Like other small destinations, he says Quadra is at “special risk of exposure” from people who may unknowingly travel while infected.

“We all know now that isolation and limiting travel are key strategies in fighting this pandemic while we continue to wait for the provincial vaccination program to reach completion.”

Abram recognizes some of the largest provincial tourism organizations, as well as many other small communities, have issued similar requests, and he says this should be “a clear signal that it is time to put the brakes on tourism during this public health emergency.”

“We have a thriving tourism business, we depend on it. We absolutely depend on it every year. And we have a couple of large campgrounds that people love to come to, they’ve been coming here for years. We’re asking people to please not come this year, or at least at this particular time of the year. Maybe later on in the summer or fall things will change,” Abram explains.

“Social distancing and all those things are very difficult to do. People don’t just come and sit in one spot at a campsite. They go to restaurants, they go to shops, they go to gas stations, they go to all kinds of places. And they play on the beaches.

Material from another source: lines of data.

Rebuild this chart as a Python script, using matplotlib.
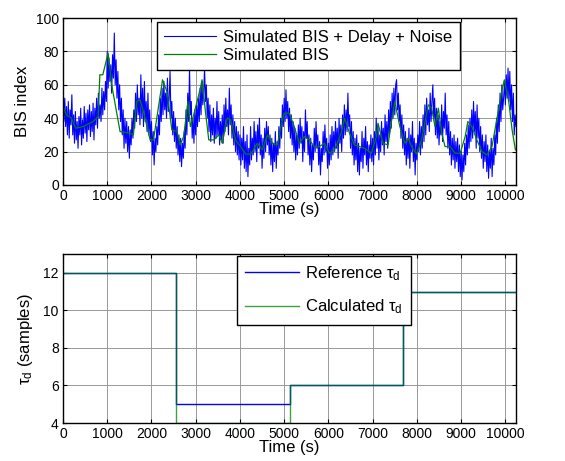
import numpy as np
import matplotlib
matplotlib.use("Agg")
import matplotlib.pyplot as plt

plt.rcParams['font.family'] = ['Liberation Sans', 'DejaVu Sans']
plt.rcParams['mathtext.fontset'] = 'custom'
plt.rcParams['mathtext.rm'] = 'Liberation Sans'
plt.rcParams['mathtext.it'] = 'Liberation Sans'

# ---------------- Data: top panel ----------------
# Simulated BIS (green), read at key points
bis_t = [0, 76, 190, 288, 455, 680, 795, 833, 900, 1020, 1100, 1290, 1515, 1590, 1667, 1740,
         1818, 1970, 2045, 2120, 2250, 2350, 2460, 2575, 2650, 2727, 2825, 2880, 2955, 3106,
         3144, 3220, 3295, 3410, 3523, 3600, 3712, 3788, 3900, 4015, 4129, 4242, 4394, 4508,
         4621, 4735, 4848, 4924, 5000, 5114, 5227, 5341, 5455, 5568, 5682, 5795, 5909, 6023,
         6136, 6288, 6364, 6477, 6590, 6705, 6818, 6970, 7083, 7121, 7235, 7348, 7424, 7500,
         7614, 7727, 7803, 7879, 7992, 8106, 8258, 8333, 8409, 8485, 8561, 8636, 8750, 8864,
         8977, 9091, 9152, 9242, 9356, 9470, 9583, 9697, 9811, 9924, 9977, 10076, 10152, 10227]
bis_v = [47, 42, 40, 34, 35, 38, 41, 66, 66, 79, 60, 32, 31, 30, 50, 51,
         44, 27, 27, 40, 63, 56, 33, 32, 24, 29, 50, 35, 42, 58,
         63, 44, 27, 27, 30, 25, 40, 39, 27, 23, 18.5, 18.5, 25, 21,
         30, 25, 24, 35, 43, 43, 35, 25, 29, 27, 23, 23, 25, 19,
         21, 31, 40, 31, 24, 23, 22, 19, 29, 37, 25, 24, 38, 50,
         35, 25, 28, 23, 18.5, 27, 48, 46, 35, 46, 31, 23, 23, 19,
         19, 29, 38, 35, 27, 20, 18, 23, 40, 57, 63, 50, 33, 21]

# Simulated BIS + Delay + Noise (blue), one value every 20 s
noisy_dt = 20
noisy_v = [
    58, 38, 52, 35, 47, 30, 50, 28, 45, 36, 54, 30, 42, 25, 44, 27, 38, 22, 41, 30,
    46, 24, 39, 28, 47, 31, 43, 26, 45, 33, 48, 29, 44, 32, 49, 27, 46, 36, 52, 34,
    55, 40, 48, 38, 58, 42, 56, 45, 62, 50,
    80, 58, 76, 62, 72, 55, 78, 64, 91, 60, 75, 52, 68, 45, 60, 38, 52, 30, 45, 22,
    40, 25, 38, 20, 35, 16, 33, 24, 40, 28, 45, 34, 55, 38, 60, 42, 52, 36, 66, 40,
    58, 35, 62, 38, 50, 32, 55, 30, 45, 26,
    38, 18, 32, 12, 28, 20, 35, 24, 42, 30, 52, 38, 58, 42, 62, 45, 55, 40, 64, 44,
    52, 68, 40, 50, 30, 44, 26, 40, 22, 35, 18, 30, 14, 28, 11, 25, 16, 32, 22, 45,
    30, 55, 38, 70, 42, 50, 28, 40, 25, 45,
    30, 48, 35, 52, 38, 58, 42, 62, 48, 55, 70, 50, 60, 40, 52, 32, 48, 26, 42, 30,
    46, 25, 40, 28, 50, 30, 44, 24, 38, 27, 42, 25, 48, 32, 52, 35, 45, 30, 58, 36,
    48, 28, 42, 24, 38, 20, 35, 18, 32, 15,
    30, 12, 28, 15, 35, 10, 26, 8, 30, 5, 22, 12, 35, 15, 28, 18, 38, 20, 32, 14,
    36, 22, 40, 18, 30, 10, 28, 16, 34, 20, 38, 24, 35, 18, 30, 12, 28, 8, 25, 14,
    32, 10, 26, 18, 35, 22, 40, 28, 48, 35,
    52, 38, 57, 40, 50, 32, 46, 28, 42, 24, 38, 20, 34, 15, 30, 18, 36, 22, 40, 25,
    35, 14, 32, 20, 45, 28, 38, 18, 30, 12, 28, 8, 24, 15, 34, 20, 38, 22, 30, 12,
    26, 6, 22, 14, 32, 18, 36, 20, 28, 10,
    25, 12, 30, 15, 35, 18, 32, 20, 38, 22, 34, 16, 40, 25, 36, 20, 42, 28, 48, 30,
    45, 32, 55, 35, 42, 22, 38, 18, 32, 12, 28, 15, 30, 8, 25, 6, 22, 14, 32, 10,
    28, 18, 35, 12, 26, 8, 24, 16, 30, 14,
    28, 12, 32, 18, 40, 22, 36, 15, 30, 20, 38, 24, 34, 18, 42, 26, 38, 22, 45, 30,
    50, 34, 55, 40, 58, 42, 60, 63, 45, 55, 38, 48, 28, 42, 22, 36, 18, 32, 12, 28,
    16, 34, 10, 30, 20, 38, 14, 28, 6, 25,
    15, 30, 20, 38, 18, 35, 22, 42, 26, 48, 30, 52, 36, 45, 32, 55, 38, 50, 60, 40,
    52, 30, 46, 28, 42, 24, 38, 30, 48, 26, 44, 34, 55, 30, 42, 22, 38, 18, 32, 12,
    28, 15, 30, 10, 26, 14, 28, 8, 24, 5,
    20, 3, 18, 8, 25, 12, 30, 18, 36, 22, 40, 26, 45, 28, 50, 32, 44, 22, 48, 28,
    40, 20, 35, 16, 30, 10, 26, 14, 30, 8, 24, 4, 20, 10, 28, 5, 22, 12, 30, 18,
    40, 25, 48, 32, 55, 38, 60, 45, 52, 62,
    48, 66, 52, 70, 50, 68, 45, 60, 38, 55, 30, 42, 35]

top_xticks = [0, 1000, 2000, 3000, 4000, 5000, 6000, 7000, 8000, 9000, 10000]
top_yticks = [0, 20, 40, 60, 80, 100]

# ---------------- Data: bottom panel ----------------
step_t = [0, 2560, 5120, 7680, 10240]
tau_ref = [12, 5, 6, 11, 11]
tau_calc = [12, 4, 6, 11, 11]
bot_yticks = [4, 6, 8, 10, 12]

BLUE = (0, 0, 1)
GREEN = (0, 0.5, 0)

fig = plt.figure(figsize=(5.65, 4.61), dpi=100)
ax1 = fig.add_axes([63/565, 1-185/461, 453/565, 167/461])
ax2 = fig.add_axes([63/565, 1-423/461, 453/565, 169/461])


def style(ax):
    ax.grid(True, color='0.6', linewidth=0.7, linestyle='-')
    ax.set_axisbelow(True)
    ax.tick_params(direction='in', top=True, right=True, length=3, labelsize=10,
                   width=0.8, colors='black', pad=3)
    for s in ax.spines.values():
        s.set_linewidth(1.0)
        s.set_color('black')


noisy_t = np.arange(len(noisy_v)) * noisy_dt
ax1.plot(noisy_t, noisy_v, color=BLUE, lw=0.8, label='Simulated BIS + Delay + Noise')
ax1.plot(bis_t, bis_v, color=GREEN, lw=0.9, label='Simulated BIS')
ax1.set_xlim(0, 10240)
ax1.set_ylim(0, 100)
ax1.set_xticks(top_xticks)
ax1.set_yticks(top_yticks)
ax1.set_xlabel('Time (s)', fontsize=12, labelpad=-1)
ax1.set_ylabel('BIS index', fontsize=12, labelpad=4)
style(ax1)
leg1 = ax1.legend(loc='upper left', bbox_to_anchor=(0.207, 0.976), fontsize=12,
                  frameon=True, fancybox=False, edgecolor='black', framealpha=1,
                  handlelength=3.1, labelspacing=0.2, borderpad=0.45,
                  handletextpad=0.45, borderaxespad=0)
leg1.get_frame().set_linewidth(1.0)

lab_ref = r'Reference $\tau_{\mathrm{d}}$'
lab_calc = r'Calculated $\tau_{\mathrm{d}}$'
ax2.step(step_t, tau_ref, where='post', color=BLUE, lw=1.0, label=lab_ref)
ax2.step(step_t, tau_calc, where='post', color=GREEN, lw=1.0, alpha=0.75, label=lab_calc)
ax2.set_xlim(0, 10240)
ax2.set_ylim(4, 13)
ax2.set_xticks(top_xticks)
ax2.set_yticks(bot_yticks)
ax2.set_xlabel('Time (s)', fontsize=12, labelpad=-1)
ax2.set_ylabel(r'$\tau_{\mathrm{d}}$ (samples)', fontsize=12, labelpad=6)
style(ax2)
leg2 = ax2.legend(loc='upper left', bbox_to_anchor=(0.384, 0.99), fontsize=12,
                  frameon=True, fancybox=False, edgecolor='black', framealpha=1,
                  handlelength=3.2, labelspacing=0.9, borderpad=0.5,
                  handletextpad=0.4, borderaxespad=0)
leg2.get_frame().set_linewidth(1.0)

fig.savefig('out.png', dpi=100)
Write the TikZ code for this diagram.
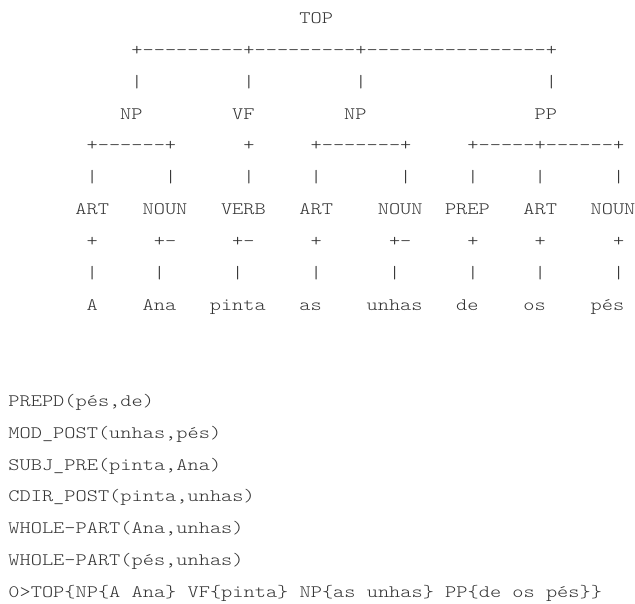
\documentclass[tikz,border=0pt]{standalone}
\definecolor{ink}{HTML}{333333}
\newcommand\dsh[1]{\foreach\i in {1,...,#1}{-\kern0pt}}
\begin{document}
\frenchspacing
\begin{tikzpicture}[x=11.2pt,y=-31.9pt,
  asc/.style={ink,inner sep=0pt,anchor=base,xscale=1.219,
    font=\ttfamily\fontseries{l}\fontsize{17.5}{20}\selectfont},
  ascl/.style={asc,anchor=base west}]
\useasboundingbox (-13.8pt,23.4pt) rectangle (621.2pt,-580.6pt);
% arvore
\draw (27,0) node[asc] (top) {TOP};
\draw (29.5,1) node[asc] (topbar) {+\dsh{9}+\dsh{9}+\dsh{16}+};
\draw (11,2) node[asc] (v1) {|};
\draw (21,2) node[asc] (v2) {|};
\draw (31,2) node[asc] (v3) {|};
\draw (48,2) node[asc] (v4) {|};
\draw (10.5,3) node[asc] (np1) {NP};
\draw (20.5,3) node[asc] (vf) {VF};
\draw (30.5,3) node[asc] (np2) {NP};
\draw (47.5,3) node[asc] (pp) {PP};
\draw (10.5,4) node[asc] (np1bar) {+\dsh{6}+};
\draw (21,4) node[asc] (vfbar) {+};
\draw (31,4) node[asc] (np2bar) {+\dsh{7}+};
\draw (47.5,4) node[asc] (ppbar) {+\dsh{5}+\dsh{6}+};
\draw (7,5) node[asc] (w1) {|};
\draw (14,5) node[asc] (w2) {|};
\draw (21,5) node[asc] (w3) {|};
\draw (27,5) node[asc] (w4) {|};
\draw (35,5) node[asc] (w5) {|};
\draw (41,5) node[asc] (w6) {|};
\draw (47,5) node[asc] (w7) {|};
\draw (54,5) node[asc] (w8) {|};
% categorias
\draw (7,6) node[asc] (art1) {ART};
\draw (13.5,6) node[asc] (noun1) {NOUN};
\draw (20.5,6) node[asc] (verb) {VERB};
\draw (27,6) node[asc] (art2) {ART};
\draw (34.5,6) node[asc] (noun2) {NOUN};
\draw (40.5,6) node[asc] (prep) {PREP};
\draw (47,6) node[asc] (art3) {ART};
\draw (53.5,6) node[asc] (noun3) {NOUN};
\draw (7,7) node[asc] (p1) {+};
\draw (13.5,7) node[asc] (p2) {+-};
\draw (20.5,7) node[asc] (p3) {+-};
\draw (27,7) node[asc] (p4) {+};
\draw (34.5,7) node[asc] (p5) {+-};
\draw (41,7) node[asc] (p6) {+};
\draw (47,7) node[asc] (p7) {+};
\draw (54,7) node[asc] (p8) {+};
\draw (7,8) node[asc] (u1) {|};
\draw (13,8) node[asc] (u2) {|};
\draw (20,8) node[asc] (u3) {|};
\draw (27,8) node[asc] (u4) {|};
\draw (34,8) node[asc] (u5) {|};
\draw (41,8) node[asc] (u6) {|};
\draw (47,8) node[asc] (u7) {|};
\draw (54,8) node[asc] (u8) {|};
% palavras
\draw (7,9) node[asc] (a) {A};
\draw (13,9) node[asc] (ana) {Ana};
\draw (20,9) node[asc] (pinta) {pinta};
\draw (26.5,9) node[asc] (as) {as};
\draw (34,9) node[asc] (unhas) {unhas};
\draw (40.5,9) node[asc] (de) {de};
\draw (46.5,9) node[asc] (os) {os};
\draw (53,9) node[asc] (pes) {pés};
% relacoes
\draw (-0.5,12) node[ascl] (r1) {PREPD(pés,de)};
\draw (-0.5,13) node[ascl] (r2) {MOD\_POST(unhas,pés)};
\draw (-0.5,14) node[ascl] (r3) {SUBJ\_PRE(pinta,Ana)};
\draw (-0.5,15) node[ascl] (r4) {CDIR\_POST(pinta,unhas)};
\draw (-0.5,16) node[ascl] (r5) {WHOLE-PART(Ana,unhas)};
\draw (-0.5,17) node[ascl] (r6) {WHOLE-PART(pés,unhas)};
\draw (-0.5,18) node[ascl] (r7) {0>TOP\{NP\{A Ana\} VF\{pinta\} NP\{as unhas\} PP\{de os pés\}\}};
\end{tikzpicture}
\end{document}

That’s what people do.”

With this in mind, Abram stresses things have gone “from bad to worse over the past year,” and says “it’s time to do more to stop this deadly pandemic.”

He says the Quadra community is urging the public to stay home, stay safe and follow the guidelines issued by Health Canada and Provincial Health Officer Dr. Bonnie Henry.

Abram is now thanking seasonal visitors for understanding the community’s concerns and requests, adding: “We want to be here safe and sound when it’s the right time to return and enjoy Quadra Island with us.”